TO BE HELD ON JUNE 15, 2017

 

May 2, 2017

 

This Amendment No. 1 (the “Amendment”) amends the proxy statement of BioCardia, Inc. (the “Company”) dated April 28, 2017 (the “Proxy Statement”).

 

This Amendment does not change the proposals to be acted on at the Annual Meeting, or the recommendations of the Board of Directors of the Company (the “Board”) in relation thereto, which are described in the Proxy Statement. Except as specifically amended by the information contained in this Amendment, all information set forth in the Proxy Statement continues to apply and should be considered in voting your shares.

 

The sole purpose of this Amendment is to revise Proposal 1 to correctly state that the election of directors to the Board shall be by a plurality of the voting power of the shares present in person or represented by proxy at the meeting and entitled to vote on the election of directors, as permitted by the Bylaws, as opposed to the affirmative vote of a majority of the voting power of the shares present in person or represented by proxy at the meeting and entitled to vote on the election of directors, as previously stated in the Proxy Statement.
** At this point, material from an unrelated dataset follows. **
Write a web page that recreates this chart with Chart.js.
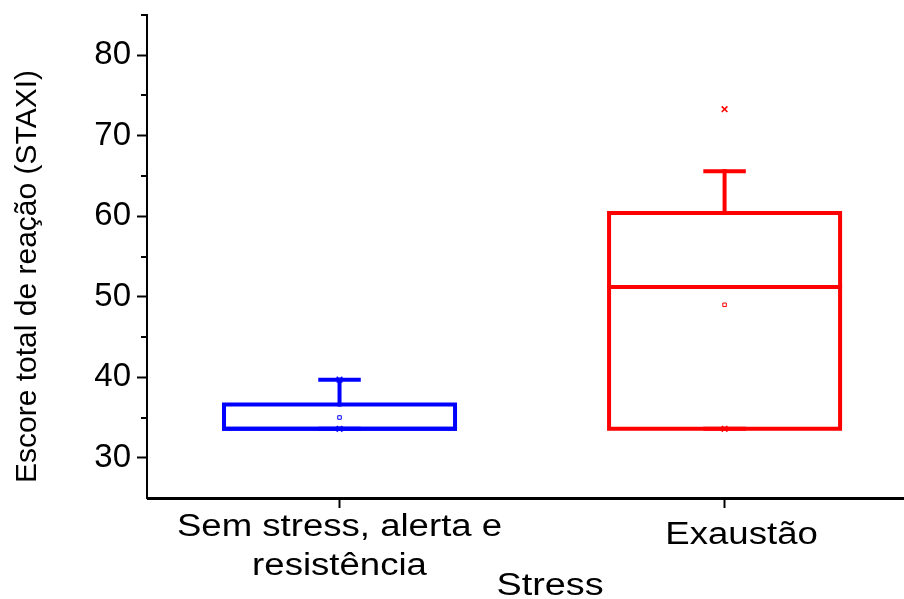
<!DOCTYPE html>
<html>
<head>
<meta charset="utf-8">
<script src="https://cdn.jsdelivr.net/npm/chart.js@4.4.1/dist/chart.umd.min.js"></script>
<style>
html, body { margin: 0; padding: 0; background: #fff; }
</style>
</head>
<body>
<canvas id="boxChart" width="904" height="599"></canvas>
<script>
// data
var categories = [['Sem stress, alerta e', 'resistência'], ['Exaustão']];
var groupColors = ['#0000ff', '#ff0000'];
var q1Values = [33.6, 33.6];
var medianValues = [33.6, 51.2];
var q3Values = [36.6, 60.4];
var whiskerLow = [33.6, 33.6];
var whiskerHigh = [39.7, 65.6];
var meanValues = [35.0, 49.0];
var minValues = [33.6, 33.6];
var maxValues = [39.7, 73.3];
var yTickValues = [30, 40, 50, 60, 70, 80];
var yMinorValues = [35, 45, 55, 65, 75, 85];

var xTitle = 'Stress';
var yTitle = 'Escore total de reação (STAXI)';

var boxHalf = 0.3;
var capHalf = 0.05;
var fontFamily = '"Liberation Sans", Arial, sans-serif';

function seg(color, width, pts) {
    return {
        type: 'line',
        data: pts,
        borderColor: color,
        borderWidth: width,
        pointRadius: 0,
        showLine: true,
        fill: false,
        borderCapStyle: 'square',
        borderJoinStyle: 'miter',
        order: 2
    };
}

function noPadding(s) {
    s.paddingTop = 0;
    s.paddingBottom = 0;
    s.paddingLeft = 0;
    s.paddingRight = 0;
}

var datasets = [];
categories.forEach(function (cat, i) {
    var c = groupColors[i];
    // markers on top
    datasets.push({
        type: 'scatter',
        data: [{ x: i, y: meanValues[i] }],
        pointStyle: 'rect',
        pointRadius: 2.5,
        borderColor: c,
        borderWidth: 1,
        backgroundColor: '#fff',
        order: 1
    });
    datasets.push({
        type: 'scatter',
        data: [{ x: i, y: minValues[i] }, { x: i, y: maxValues[i] }],
        pointStyle: 'crossRot',
        pointRadius: 4,
        borderColor: c,
        borderWidth: 1.5,
        order: 1
    });
    // box
    datasets.push(seg(c, 4, [
        { x: i - boxHalf, y: q1Values[i] },
        { x: i + boxHalf, y: q1Values[i] },
        { x: i + boxHalf, y: q3Values[i] },
        { x: i - boxHalf, y: q3Values[i] },
        { x: i - boxHalf, y: q1Values[i] }
    ]));
    datasets.push(seg(c, 4, [
        { x: i - boxHalf, y: medianValues[i] },
        { x: i + boxHalf, y: medianValues[i] }
    ]));
    // whiskers
    datasets.push(seg(c, 4, [{ x: i, y: q3Values[i] }, { x: i, y: whiskerHigh[i] }]));
    datasets.push(seg(c, 4, [{ x: i - capHalf, y: whiskerHigh[i] }, { x: i + capHalf, y: whiskerHigh[i] }]));
    datasets.push(seg(c, 4, [{ x: i, y: whiskerLow[i] }, { x: i, y: q1Values[i] }]));
    datasets.push(seg(c, 4, [{ x: i - capHalf, y: whiskerLow[i] }, { x: i + capHalf, y: whiskerLow[i] }]));
});

// x labels are a bit wider than the font, so they are drawn here stretched
var labelShift = [0, 17];

var extras = {
    id: 'extras',
    afterDraw: function (chart) {
        var ctx = chart.ctx;
        var x = chart.scales.x;
        var y = chart.scales.y;
        var area = chart.chartArea;
        ctx.save();
        ctx.strokeStyle = '#000';
        ctx.lineWidth = 2;
        // axis line runs off the right edge in the original
        ctx.beginPath();
        ctx.moveTo(area.left, Math.round(area.bottom) + 1);
        ctx.lineTo(chart.width, Math.round(area.bottom) + 1);
        ctx.stroke();
        yMinorValues.forEach(function (v) {
            var py = Math.round(y.getPixelForValue(v));
            ctx.beginPath();
            ctx.moveTo(area.left - 6, py);
            ctx.lineTo(area.left, py);
            ctx.stroke();
        });
        ctx.fillStyle = '#000';
        ctx.textAlign = 'center';
        ctx.textBaseline = 'middle';
        ctx.font = '31px ' + fontFamily;
        categories.forEach(function (lines, i) {
            var px = x.getPixelForValue(i) + labelShift[i];
            var top = area.bottom + 37 - (lines.length - 1) * 8;
            lines.forEach(function (txt, k) {
                ctx.save();
                ctx.translate(px, top + k * 39);
                ctx.scale(1.18, 1);
                ctx.fillText(txt, 0, 0);
                ctx.restore();
            });
        });
        ctx.save();
        ctx.translate(550, 586);
        ctx.scale(1.22, 1);
        ctx.fillText(xTitle, 0, 0);
        ctx.restore();
        ctx.font = '30px ' + fontFamily;
        ctx.save();
        ctx.translate(28, (area.top + area.bottom) / 2 + 20);
        ctx.rotate(-Math.PI / 2);
        ctx.fillText(yTitle, 0, 0);
        ctx.restore();
        ctx.restore();
    }
};

new Chart(document.getElementById('boxChart'), {
    type: 'scatter',
    data: { datasets: datasets },
    plugins: [extras],
    options: {
        responsive: false,
        animation: false,
        layout: { autoPadding: false, padding: { top: 15, right: 0, left: 0, bottom: 0 } },
        plugins: { legend: { display: false }, tooltip: { enabled: false } },
        scales: {
            x: {
                type: 'linear',
                min: -0.5,
                max: 1.466,
                afterBuildTicks: function (s) {
                    s.ticks = categories.map(function (c, i) { return { value: i }; });
                },
                afterFit: function (s) { s.height = 101; noPadding(s); },
                ticks: { display: false },
                grid: { drawOnChartArea: false, tickLength: 10, tickWidth: 2, tickColor: '#000' },
                border: { display: true, color: '#000', width: 2 }
            },
            y: {
                min: 25,
                max: 85,
                afterBuildTicks: function (s) {
                    s.ticks = yTickValues.map(function (v) { return { value: v }; });
                },
                afterFit: function (s) { s.width = 147; noPadding(s); },
                ticks: {
                    color: '#000',
                    font: { family: fontFamily, size: 33 },
                    padding: 6
                },
                grid: { drawOnChartArea: false, tickLength: 10, tickWidth: 2, tickColor: '#000' },
                border: { display: true, color: '#000', width: 2 }
            }
        }
    }
});
</script>
</body>
</html>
The Proxy Statement incorrectly cited to a majority standard instead of a plurality standard in the text. The purpose of this Amendment is to correct the applicable statements contained in the Proxy Statement.

 

Amendment to Page 2 of the Proxy Statement.

 

The first bullet point under the heading “How many votes are needed for approval of each proposal?” on Page 2 of the Proxy Statement is amended and restated to read in its entirety as follows:

 

Proposal No. 1: Directors are elected by a plurality of the voting power of the shares present in person or represented by proxy at the meeting and entitled to vote on the election of directors. “Plurality” means that the nominees who receive the largest number of votes cast “For” are elected as directors. As a result, any shares not voted “For” a particular nominee (whether as a result of stockholder abstention or a broker non-vote) will not be counted in such nominee’s favor and will have no effect on the outcome of the election. Votes of “WITHHOLD” and broker non-votes have no legal effect on the election of directors due to the fact that such elections are by a plurality. Abstentions will have no effect on the outcome of this proposal. Broker non-votes will have no effect on the outcome of this proposal.”

 

Amendment to Page 18 of the Proxy Statement.

 

The paragraph under the heading “Vote Required” on Page 18 of the Proxy Statement is amended and restated to read in its entirety as follows:

 

The election of Class I directors requires a plurality vote of the shares of our common stock present in person or by proxy at the Annual Meeting and entitled to vote thereon to be approved. Broker non-votes will have no effect on this proposal.”

 

Important Information

 

The Company has filed a definitive Proxy Statement with the Securities and Exchange Commission (“SEC”) and has furnished to its stockholders a Proxy Statement in connection with the solicitation of proxies for the 2017 Annual Meeting of Stockholders. The Company advises its stockholders to read the Proxy Statement relating to the 2017 Annual Meeting, as amended and supplemented by this Amendment, because it contains important information. Stockholders may obtain a free copy of the Proxy Statement and other documents that the Company files with the SEC at the SEC’s website at www.sec.gov.